WHAT IS REQUIRED: Reproduce the lines of the material exactly, excluding every image.

DATA PROVIDED:
= = = = =

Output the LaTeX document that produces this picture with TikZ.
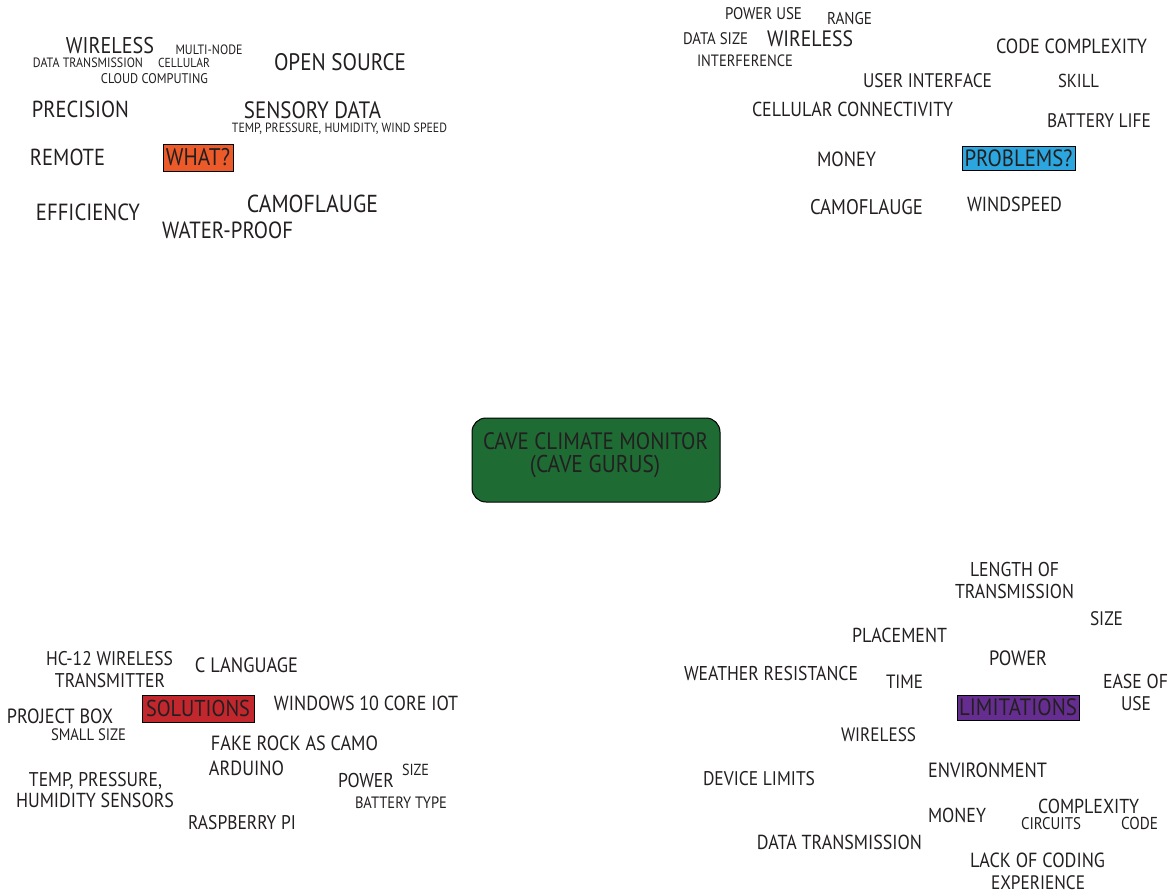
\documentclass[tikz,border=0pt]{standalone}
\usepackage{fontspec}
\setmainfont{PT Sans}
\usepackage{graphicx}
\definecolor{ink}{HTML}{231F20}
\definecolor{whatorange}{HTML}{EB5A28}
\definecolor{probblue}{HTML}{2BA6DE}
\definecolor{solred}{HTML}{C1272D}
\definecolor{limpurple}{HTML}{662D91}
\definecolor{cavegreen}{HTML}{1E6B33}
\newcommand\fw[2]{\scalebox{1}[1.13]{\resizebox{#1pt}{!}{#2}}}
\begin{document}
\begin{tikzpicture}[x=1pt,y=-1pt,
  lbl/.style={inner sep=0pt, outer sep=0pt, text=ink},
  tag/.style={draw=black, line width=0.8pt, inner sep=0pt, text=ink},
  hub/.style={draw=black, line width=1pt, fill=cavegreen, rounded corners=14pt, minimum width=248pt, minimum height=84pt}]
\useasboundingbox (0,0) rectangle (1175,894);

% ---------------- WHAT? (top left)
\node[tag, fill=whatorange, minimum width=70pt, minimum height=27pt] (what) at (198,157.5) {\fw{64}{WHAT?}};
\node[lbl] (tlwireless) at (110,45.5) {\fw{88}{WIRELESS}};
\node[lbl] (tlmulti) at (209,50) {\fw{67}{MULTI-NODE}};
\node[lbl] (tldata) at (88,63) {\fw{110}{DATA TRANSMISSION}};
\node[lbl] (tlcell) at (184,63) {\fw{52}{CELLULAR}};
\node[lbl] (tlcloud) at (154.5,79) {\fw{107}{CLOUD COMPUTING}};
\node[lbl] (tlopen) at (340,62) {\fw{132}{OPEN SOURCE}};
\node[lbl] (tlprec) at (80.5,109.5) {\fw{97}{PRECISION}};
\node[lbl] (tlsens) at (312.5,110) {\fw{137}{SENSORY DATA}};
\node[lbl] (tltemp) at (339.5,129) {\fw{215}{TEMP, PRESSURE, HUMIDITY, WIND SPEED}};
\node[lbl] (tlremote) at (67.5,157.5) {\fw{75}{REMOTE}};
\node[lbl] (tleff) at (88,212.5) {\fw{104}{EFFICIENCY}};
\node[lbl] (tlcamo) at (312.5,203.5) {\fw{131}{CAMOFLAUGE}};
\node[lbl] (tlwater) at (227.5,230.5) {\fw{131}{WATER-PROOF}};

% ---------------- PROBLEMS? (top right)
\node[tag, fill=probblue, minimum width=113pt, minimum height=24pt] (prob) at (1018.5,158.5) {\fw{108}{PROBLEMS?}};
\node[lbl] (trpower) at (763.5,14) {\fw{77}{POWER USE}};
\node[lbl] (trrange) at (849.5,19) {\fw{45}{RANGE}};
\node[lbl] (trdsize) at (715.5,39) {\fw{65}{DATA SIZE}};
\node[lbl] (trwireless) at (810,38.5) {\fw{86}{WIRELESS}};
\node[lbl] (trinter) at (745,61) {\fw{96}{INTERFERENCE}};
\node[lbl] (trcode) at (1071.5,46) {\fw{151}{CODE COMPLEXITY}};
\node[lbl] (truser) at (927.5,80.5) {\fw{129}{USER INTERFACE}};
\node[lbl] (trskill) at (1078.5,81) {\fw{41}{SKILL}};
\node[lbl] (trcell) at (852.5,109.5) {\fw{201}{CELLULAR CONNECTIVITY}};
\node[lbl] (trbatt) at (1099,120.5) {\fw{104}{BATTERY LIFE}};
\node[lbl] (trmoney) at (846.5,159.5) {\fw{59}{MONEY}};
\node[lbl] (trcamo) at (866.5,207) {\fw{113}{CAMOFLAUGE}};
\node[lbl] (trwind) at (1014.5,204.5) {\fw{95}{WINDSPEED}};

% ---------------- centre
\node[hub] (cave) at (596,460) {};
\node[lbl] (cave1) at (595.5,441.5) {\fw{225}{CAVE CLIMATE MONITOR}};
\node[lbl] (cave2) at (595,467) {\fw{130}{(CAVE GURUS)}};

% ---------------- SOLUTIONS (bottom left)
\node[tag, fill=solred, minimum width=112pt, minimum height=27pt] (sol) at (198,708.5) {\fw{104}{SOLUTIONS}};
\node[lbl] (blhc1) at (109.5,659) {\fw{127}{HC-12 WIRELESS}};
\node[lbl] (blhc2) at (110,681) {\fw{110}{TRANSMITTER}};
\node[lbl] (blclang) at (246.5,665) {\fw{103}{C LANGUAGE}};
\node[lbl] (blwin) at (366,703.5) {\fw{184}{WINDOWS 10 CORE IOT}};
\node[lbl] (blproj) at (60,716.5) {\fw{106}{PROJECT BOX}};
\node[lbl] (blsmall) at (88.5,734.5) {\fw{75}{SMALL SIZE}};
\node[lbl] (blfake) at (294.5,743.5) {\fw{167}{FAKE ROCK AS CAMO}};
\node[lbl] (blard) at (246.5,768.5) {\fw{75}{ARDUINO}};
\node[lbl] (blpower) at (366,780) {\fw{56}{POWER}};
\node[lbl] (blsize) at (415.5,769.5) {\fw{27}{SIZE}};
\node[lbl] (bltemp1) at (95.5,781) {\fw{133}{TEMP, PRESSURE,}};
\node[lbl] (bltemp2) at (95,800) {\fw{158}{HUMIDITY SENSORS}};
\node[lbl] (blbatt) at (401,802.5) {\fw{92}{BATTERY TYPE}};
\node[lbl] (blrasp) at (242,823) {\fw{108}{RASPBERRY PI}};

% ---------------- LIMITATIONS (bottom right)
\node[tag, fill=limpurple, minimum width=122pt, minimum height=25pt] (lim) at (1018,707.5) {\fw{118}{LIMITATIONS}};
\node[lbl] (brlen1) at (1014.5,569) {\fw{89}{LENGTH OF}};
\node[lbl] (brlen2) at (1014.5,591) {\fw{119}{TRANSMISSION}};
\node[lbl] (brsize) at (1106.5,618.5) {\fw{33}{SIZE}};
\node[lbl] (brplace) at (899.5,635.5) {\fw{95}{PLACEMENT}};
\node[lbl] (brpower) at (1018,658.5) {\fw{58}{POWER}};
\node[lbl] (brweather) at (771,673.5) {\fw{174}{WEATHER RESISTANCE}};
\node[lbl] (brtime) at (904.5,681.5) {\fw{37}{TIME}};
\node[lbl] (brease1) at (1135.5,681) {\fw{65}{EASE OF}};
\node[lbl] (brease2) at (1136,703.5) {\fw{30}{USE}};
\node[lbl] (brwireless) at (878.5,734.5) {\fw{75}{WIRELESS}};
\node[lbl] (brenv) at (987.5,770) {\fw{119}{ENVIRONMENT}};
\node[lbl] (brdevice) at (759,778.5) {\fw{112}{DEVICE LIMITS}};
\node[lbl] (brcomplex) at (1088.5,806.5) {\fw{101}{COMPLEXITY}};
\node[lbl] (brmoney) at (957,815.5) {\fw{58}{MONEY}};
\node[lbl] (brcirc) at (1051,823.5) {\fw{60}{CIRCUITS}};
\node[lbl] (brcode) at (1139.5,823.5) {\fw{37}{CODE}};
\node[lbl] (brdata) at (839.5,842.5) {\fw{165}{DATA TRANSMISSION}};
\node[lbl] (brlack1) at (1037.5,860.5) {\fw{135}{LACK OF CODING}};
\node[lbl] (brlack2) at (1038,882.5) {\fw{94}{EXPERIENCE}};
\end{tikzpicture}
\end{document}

= = = = =

REPLY TO THE EXERCISE:
Output the LaTeX document that produces this picture with TikZ.
\documentclass[tikz,border=0pt]{standalone}
\usepackage{fontspec}
\setmainfont{PT Sans}
\usepackage{graphicx}
\definecolor{ink}{HTML}{231F20}
\definecolor{whatorange}{HTML}{EB5A28}
\definecolor{probblue}{HTML}{2BA6DE}
\definecolor{solred}{HTML}{C1272D}
\definecolor{limpurple}{HTML}{662D91}
\definecolor{cavegreen}{HTML}{1E6B33}
\newcommand\fw[2]{\scalebox{1}[1.13]{\resizebox{#1pt}{!}{#2}}}
\begin{document}
\begin{tikzpicture}[x=1pt,y=-1pt,
  lbl/.style={inner sep=0pt, outer sep=0pt, text=ink},
  tag/.style={draw=black, line width=0.8pt, inner sep=0pt, text=ink},
  hub/.style={draw=black, line width=1pt, fill=cavegreen, rounded corners=14pt, minimum width=248pt, minimum height=84pt}]
\useasboundingbox (0,0) rectangle (1175,894);

% ---------------- WHAT? (top left)
\node[tag, fill=whatorange, minimum width=70pt, minimum height=27pt] (what) at (198,157.5) {\fw{64}{WHAT?}};
\node[lbl] (tlwireless) at (110,45.5) {\fw{88}{WIRELESS}};
\node[lbl] (tlmulti) at (209,50) {\fw{67}{MULTI-NODE}};
\node[lbl] (tldata) at (88,63) {\fw{110}{DATA TRANSMISSION}};
\node[lbl] (tlcell) at (184,63) {\fw{52}{CELLULAR}};
\node[lbl] (tlcloud) at (154.5,79) {\fw{107}{CLOUD COMPUTING}};
\node[lbl] (tlopen) at (340,62) {\fw{132}{OPEN SOURCE}};
\node[lbl] (tlprec) at (80.5,109.5) {\fw{97}{PRECISION}};
\node[lbl] (tlsens) at (312.5,110) {\fw{137}{SENSORY DATA}};
\node[lbl] (tltemp) at (339.5,129) {\fw{215}{TEMP, PRESSURE, HUMIDITY, WIND SPEED}};
\node[lbl] (tlremote) at (67.5,157.5) {\fw{75}{REMOTE}};
\node[lbl] (tleff) at (88,212.5) {\fw{104}{EFFICIENCY}};
\node[lbl] (tlcamo) at (312.5,203.5) {\fw{131}{CAMOFLAUGE}};
\node[lbl] (tlwater) at (227.5,230.5) {\fw{131}{WATER-PROOF}};

% ---------------- PROBLEMS? (top right)
\node[tag, fill=probblue, minimum width=113pt, minimum height=24pt] (prob) at (1018.5,158.5) {\fw{108}{PROBLEMS?}};
\node[lbl] (trpower) at (763.5,14) {\fw{77}{POWER USE}};
\node[lbl] (trrange) at (849.5,19) {\fw{45}{RANGE}};
\node[lbl] (trdsize) at (715.5,39) {\fw{65}{DATA SIZE}};
\node[lbl] (trwireless) at (810,38.5) {\fw{86}{WIRELESS}};
\node[lbl] (trinter) at (745,61) {\fw{96}{INTERFERENCE}};
\node[lbl] (trcode) at (1071.5,46) {\fw{151}{CODE COMPLEXITY}};
\node[lbl] (truser) at (927.5,80.5) {\fw{129}{USER INTERFACE}};
\node[lbl] (trskill) at (1078.5,81) {\fw{41}{SKILL}};
\node[lbl] (trcell) at (852.5,109.5) {\fw{201}{CELLULAR CONNECTIVITY}};
\node[lbl] (trbatt) at (1099,120.5) {\fw{104}{BATTERY LIFE}};
\node[lbl] (trmoney) at (846.5,159.5) {\fw{59}{MONEY}};
\node[lbl] (trcamo) at (866.5,207) {\fw{113}{CAMOFLAUGE}};
\node[lbl] (trwind) at (1014.5,204.5) {\fw{95}{WINDSPEED}};

% ---------------- centre
\node[hub] (cave) at (596,460) {};
\node[lbl] (cave1) at (595.5,441.5) {\fw{225}{CAVE CLIMATE MONITOR}};
\node[lbl] (cave2) at (595,467) {\fw{130}{(CAVE GURUS)}};

% ---------------- SOLUTIONS (bottom left)
\node[tag, fill=solred, minimum width=112pt, minimum height=27pt] (sol) at (198,708.5) {\fw{104}{SOLUTIONS}};
\node[lbl] (blhc1) at (109.5,659) {\fw{127}{HC-12 WIRELESS}};
\node[lbl] (blhc2) at (110,681) {\fw{110}{TRANSMITTER}};
\node[lbl] (blclang) at (246.5,665) {\fw{103}{C LANGUAGE}};
\node[lbl] (blwin) at (366,703.5) {\fw{184}{WINDOWS 10 CORE IOT}};
\node[lbl] (blproj) at (60,716.5) {\fw{106}{PROJECT BOX}};
\node[lbl] (blsmall) at (88.5,734.5) {\fw{75}{SMALL SIZE}};
\node[lbl] (blfake) at (294.5,743.5) {\fw{167}{FAKE ROCK AS CAMO}};
\node[lbl] (blard) at (246.5,768.5) {\fw{75}{ARDUINO}};
\node[lbl] (blpower) at (366,780) {\fw{56}{POWER}};
\node[lbl] (blsize) at (415.5,769.5) {\fw{27}{SIZE}};
\node[lbl] (bltemp1) at (95.5,781) {\fw{133}{TEMP, PRESSURE,}};
\node[lbl] (bltemp2) at (95,800) {\fw{158}{HUMIDITY SENSORS}};
\node[lbl] (blbatt) at (401,802.5) {\fw{92}{BATTERY TYPE}};
\node[lbl] (blrasp) at (242,823) {\fw{108}{RASPBERRY PI}};

% ---------------- LIMITATIONS (bottom right)
\node[tag, fill=limpurple, minimum width=122pt, minimum height=25pt] (lim) at (1018,707.5) {\fw{118}{LIMITATIONS}};
\node[lbl] (brlen1) at (1014.5,569) {\fw{89}{LENGTH OF}};
\node[lbl] (brlen2) at (1014.5,591) {\fw{119}{TRANSMISSION}};
\node[lbl] (brsize) at (1106.5,618.5) {\fw{33}{SIZE}};
\node[lbl] (brplace) at (899.5,635.5) {\fw{95}{PLACEMENT}};
\node[lbl] (brpower) at (1018,658.5) {\fw{58}{POWER}};
\node[lbl] (brweather) at (771,673.5) {\fw{174}{WEATHER RESISTANCE}};
\node[lbl] (brtime) at (904.5,681.5) {\fw{37}{TIME}};
\node[lbl] (brease1) at (1135.5,681) {\fw{65}{EASE OF}};
\node[lbl] (brease2) at (1136,703.5) {\fw{30}{USE}};
\node[lbl] (brwireless) at (878.5,734.5) {\fw{75}{WIRELESS}};
\node[lbl] (brenv) at (987.5,770) {\fw{119}{ENVIRONMENT}};
\node[lbl] (brdevice) at (759,778.5) {\fw{112}{DEVICE LIMITS}};
\node[lbl] (brcomplex) at (1088.5,806.5) {\fw{101}{COMPLEXITY}};
\node[lbl] (brmoney) at (957,815.5) {\fw{58}{MONEY}};
\node[lbl] (brcirc) at (1051,823.5) {\fw{60}{CIRCUITS}};
\node[lbl] (brcode) at (1139.5,823.5) {\fw{37}{CODE}};
\node[lbl] (brdata) at (839.5,842.5) {\fw{165}{DATA TRANSMISSION}};
\node[lbl] (brlack1) at (1037.5,860.5) {\fw{135}{LACK OF CODING}};
\node[lbl] (brlack2) at (1038,882.5) {\fw{94}{EXPERIENCE}};
\end{tikzpicture}
\end{document}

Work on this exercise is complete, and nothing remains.